start

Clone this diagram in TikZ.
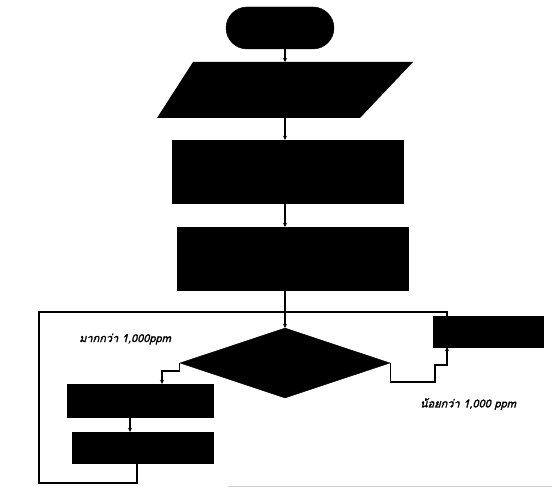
\documentclass[tikz,border=0pt]{standalone}
\usepackage{fontspec}
\newfontfamily\thaifont[Script=Thai,FakeSlant=0.25,FakeBold=2]{Loma}
\usetikzlibrary{shapes.geometric,arrows.meta}
\begin{document}
\begin{tikzpicture}[x=1pt,y=-1pt,
  blk/.style={fill=black,draw=black,inner sep=0pt},
  flow/.style={line width=1.2pt,draw=black},
  arr/.style={flow,-{Stealth[length=4pt,width=4pt]}},
  lbl/.style={font=\thaifont\fontsize{11}{13}\selectfont,inner sep=0pt}]
\path[use as bounding box,fill=white] (0,0) rectangle (552,492);
% shapes
\node[blk,rounded corners=21pt,minimum width=108pt,minimum height=42pt] (start) at (280,28) {};
\fill[black] (193,62) -- (413,62) -- (360,118) -- (157,118) -- cycle;
\coordinate (inT) at (285,62);
\coordinate (inB) at (285,118);
\node[blk,minimum width=231pt,minimum height=63pt] (r1) at (287.5,171.5) {};
\node[blk,minimum width=231pt,minimum height=63pt] (r2) at (292.5,258.5) {};
\node[blk,shape=diamond,minimum width=210pt,minimum height=70pt] (dec) at (285,363) {};
\node[blk,minimum width=110pt,minimum height=31pt] (rb) at (488,331.5) {};
\node[blk,minimum width=146pt,minimum height=33pt] (r3) at (140,400.5) {};
\node[blk,minimum width=141pt,minimum height=31pt] (r4) at (142.5,447.5) {};
% helper columns
\coordinate (col) at (285,0);
\coordinate (rbx) at (447,0);
\coordinate (lt) at (39,312);
\coordinate (r4x) at (137,0);
\coordinate (r3x) at (162,0);
\coordinate (c34) at (130,0);
% connectors
\draw[arr] (start.south -| col) -- (inT);
\draw[arr] (inB) -- (col |- r1.north);
\draw[arr] (col |- r1.south) -- (col |- r2.north);
\draw[arr] (col |- r2.south) -- (dec.north);
\draw[arr] (dec.east) |- (435,382) |- (447,365) -- (rbx |- rb.south);
\draw[flow] (rbx |- rb.north) |- (lt) |- (137,483) -- (r4x |- r4.south);
\draw[arr] (dec.west) |- (162,371) -- (r3x |- r3.north);
\draw[arr] (c34 |- r3.south) -- (c34 |- r4.north);
% labels
\node[lbl] (l1) at (125,339) {มากกว่า 1,000ppm};
\node[lbl] (l2) at (468,404) {น้อยกว่า 1,000 ppm};
% scan edge
\draw[gray!35,line width=0.8pt] (228,486) -- (552,486);
\end{tikzpicture}
\end{document}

end

◆ Exercise objective:
Copy the data word for word. Pictures do not go in the copy.

◆ Exercise solution:
Clone this diagram in TikZ.
\documentclass[tikz,border=0pt]{standalone}
\usepackage{fontspec}
\newfontfamily\thaifont[Script=Thai,FakeSlant=0.25,FakeBold=2]{Loma}
\usetikzlibrary{shapes.geometric,arrows.meta}
\begin{document}
\begin{tikzpicture}[x=1pt,y=-1pt,
  blk/.style={fill=black,draw=black,inner sep=0pt},
  flow/.style={line width=1.2pt,draw=black},
  arr/.style={flow,-{Stealth[length=4pt,width=4pt]}},
  lbl/.style={font=\thaifont\fontsize{11}{13}\selectfont,inner sep=0pt}]
\path[use as bounding box,fill=white] (0,0) rectangle (552,492);
% shapes
\node[blk,rounded corners=21pt,minimum width=108pt,minimum height=42pt] (start) at (280,28) {};
\fill[black] (193,62) -- (413,62) -- (360,118) -- (157,118) -- cycle;
\coordinate (inT) at (285,62);
\coordinate (inB) at (285,118);
\node[blk,minimum width=231pt,minimum height=63pt] (r1) at (287.5,171.5) {};
\node[blk,minimum width=231pt,minimum height=63pt] (r2) at (292.5,258.5) {};
\node[blk,shape=diamond,minimum width=210pt,minimum height=70pt] (dec) at (285,363) {};
\node[blk,minimum width=110pt,minimum height=31pt] (rb) at (488,331.5) {};
\node[blk,minimum width=146pt,minimum height=33pt] (r3) at (140,400.5) {};
\node[blk,minimum width=141pt,minimum height=31pt] (r4) at (142.5,447.5) {};
% helper columns
\coordinate (col) at (285,0);
\coordinate (rbx) at (447,0);
\coordinate (lt) at (39,312);
\coordinate (r4x) at (137,0);
\coordinate (r3x) at (162,0);
\coordinate (c34) at (130,0);
% connectors
\draw[arr] (start.south -| col) -- (inT);
\draw[arr] (inB) -- (col |- r1.north);
\draw[arr] (col |- r1.south) -- (col |- r2.north);
\draw[arr] (col |- r2.south) -- (dec.north);
\draw[arr] (dec.east) |- (435,382) |- (447,365) -- (rbx |- rb.south);
\draw[flow] (rbx |- rb.north) |- (lt) |- (137,483) -- (r4x |- r4.south);
\draw[arr] (dec.west) |- (162,371) -- (r3x |- r3.north);
\draw[arr] (c34 |- r3.south) -- (c34 |- r4.north);
% labels
\node[lbl] (l1) at (125,339) {มากกว่า 1,000ppm};
\node[lbl] (l2) at (468,404) {น้อยกว่า 1,000 ppm};
% scan edge
\draw[gray!35,line width=0.8pt] (228,486) -- (552,486);
\end{tikzpicture}
\end{document}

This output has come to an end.